Kant, dans la Critique de la raison pure et ses cours de Logique, élabore une logique propre à la philosophie critique : la logique transcendentale. Celle-ci n'est pas fondée sur la logique formelle, mais au contraire la fonde.[réf. nécessaire]
Hegel élabore à son tour une logique dans la Science de la logique (1812) et la première partie de l'Encyclopédie des sciences philosophiques (1817-1830). Il s'agit de la logique dialectique, qui se démarque aussi bien de la logique formelle que de la logique transcendentale.
Frege jette les bases de la logique moderne et définit un langage entièrement formalisé: l'idéographie.
Avec les travaux d'Hilbert, le XIXe siècle réconcilie la logique et les mathématiques avancées. Hilbert met fin à ce qu'il qualifie de maladie infectieuse[réf. nécessaire]. La notion d'axiome prend un nouveau tournant : la définition axiomatique d'un concept et la base axiomatique d'une mathématique sont deux notions relativement différentes.
La réconciliation est de courte durée. Cantor sème la pagaille en modifiant inconsciemment la base axiomatique. Dans le même temps, il met le doigt sur des propositions indécidables[réf. nécessaire]. Il s'avère que celles-ci ne peuvent être résolues qu'avec une compréhension de la logique plus profonde.

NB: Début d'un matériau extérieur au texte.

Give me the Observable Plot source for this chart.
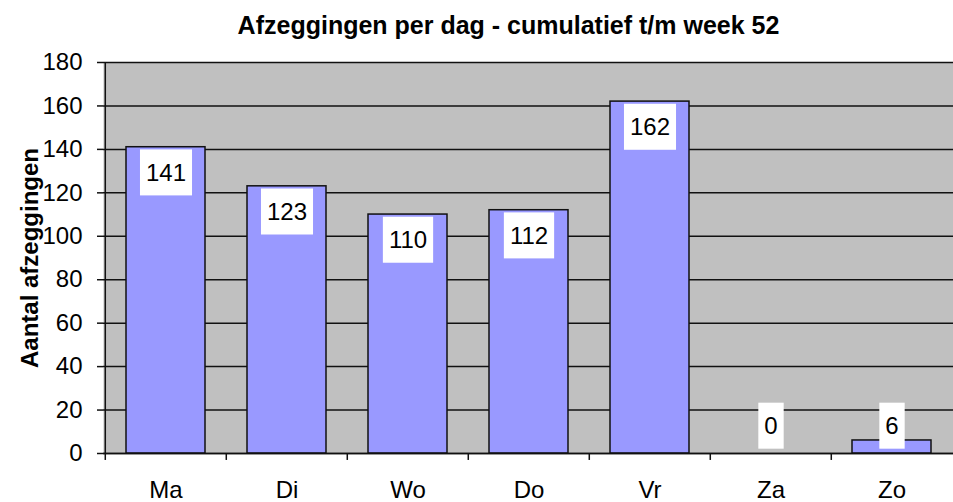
<!DOCTYPE html>
<html><head><meta charset="utf-8">
<script src="https://cdn.jsdelivr.net/npm/d3@7"></script>
<script src="https://cdn.jsdelivr.net/npm/@observablehq/plot@0.6"></script>
<style>body{margin:0;background:#fff;} svg{display:block}</style>
</head><body><div id="chart"></div>
<script>
const days = ["Ma","Di","Wo","Do","Vr","Za","Zo"];
const counts = [141,123,110,112,162,0,6];
const yTicks = [0,20,40,60,80,100,120,140,160,180];
const title = "Afzeggingen per dag - cumulatief t/m week 52";
const yLabel = "Aantal afzeggingen";

const data = days.map((d,i)=>({day:d, value:counts[i]}));
const W=953,H=502,ML=103,MR=0,MT=62,MB=49;
const step=(W-ML-MR)/days.length;
const font = "'Liberation Sans', Arial, sans-serif";
const ink = "#111";

const chart = Plot.plot({
  width:W, height:H, marginLeft:ML, marginRight:MR, marginTop:MT, marginBottom:MB,
  style:{fontFamily:font, fontSize:"24px", background:"white", color:"black", overflow:"visible"},
  x:{domain:days, paddingInner:0.35, paddingOuter:0.175, label:null},
  y:{domain:[0,180], ticks:yTicks, label:null},
  marks:[
    Plot.frame({fill:"#c0c0c0"}),
    Plot.gridY(yTicks,{stroke:ink, strokeOpacity:1, strokeWidth:1.5}),
    Plot.barY(data.filter(d=>d.value>0),{x:"day", y:"value", fill:"#9999ff", stroke:ink, strokeWidth:1.5}),
    Plot.ruleY([0],{stroke:ink, strokeWidth:1.5}),
    Plot.ruleX(days.slice(0,1),{x:d=>d, dx:-step/2, y1:0, y2:180, stroke:ink, strokeWidth:1.5}),
    Plot.ruleX(days,{x:d=>d, dx:-step/2, y1:0, y2:-3.2, stroke:ink, strokeWidth:1.5}),
    Plot.axisY(yTicks,{tickSize:6, tickPadding:15, fontSize:24, stroke:ink, strokeWidth:1.5}),
    Plot.axisX({tickSize:0, tickPadding:27, fontSize:24}),
    Plot.text(data.filter(d=>d.value>=20),{x:"day", y:"value", text:d=>String(d.value), dy:26, fontSize:24, ariaDescription:"vlabel"}),
    Plot.text(data.filter(d=>d.value<20),{x:"day", y:()=>0, text:d=>String(d.value), dy:-27, fontSize:24, ariaDescription:"vlabel"}),
    Plot.text([yLabel],{frameAnchor:"left", dx:-73, rotate:-90, textAnchor:"middle", lineAnchor:"middle", fontWeight:"bold", fontSize:24}),
    Plot.text([title],{frameAnchor:"top", dy:-37, dx:-20, textAnchor:"middle", lineAnchor:"middle", fontWeight:"bold", fontSize:25})
  ]
});
document.getElementById("chart").appendChild(chart);

// white boxes behind value labels
chart.querySelectorAll('g[aria-description="vlabel"] text').forEach(t=>{
  const bb = t.getBBox();
  const cy = bb.y + bb.height/2;
  const r = document.createElementNS("http://www.w3.org/2000/svg","rect");
  r.setAttribute("x", bb.x-6);
  r.setAttribute("width", bb.width+12);
  r.setAttribute("y", cy-23);
  r.setAttribute("height", 46);
  r.setAttribute("fill", "white");
  const tr = t.getAttribute("transform");
  if (tr) r.setAttribute("transform", tr);
  t.parentNode.insertBefore(r, t);
});
</script>
</body></html>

La logique ne devient plus logique. La logique qui reflétait essentiellement une évidence intuitive, s'ouvre à des paradoxes comme celui du menteur ou de l'ensemble de tous les ensembles. Husserl montre que la logique ne peut pas être cette base intuitive que tout le monde accepte.[réf. nécessaire]
Les fondements des mathématiques sont chahutées. Gödel y contribue par son théorème d'incomplétude et Brouwer en introduisant l'intuitionnisme. La logique gagne en relativité, les propositions ne sont plus vraies ou fausses mais aussi ni vraies, ni fausses. On peut ajouter autant d'axiomes que l'on veut et monter des systèmes mathématiques différents avec des axiomes inconciliables.[réf. nécessaire]
La logique booléenne est largement mise à contribution par une nouvelle discipline, l'informatique (matériel comme logiciel) fait déboucher sur l'important problème P=NP. Dynamisée par le renouveau de la théorie des types (en)[12], la correspondance de Curry-Howard établit les liens forts qui existent entre démonstration et calcul; cela débouchera sur des langages comme Haskell ou, à l'INRIA, COQ.
Indépendamment de la logique classique s'en développent d'autres, construites pour répondre à des modélisations spécifiques :
Un système axiomatique, l'analyse non standard, remet au goût du jour et de façon rigoureuse les vieilles méthodes de calcul différentiel, mais n'a pas encore, semble-t-il, conduit à de théorème majeur[13].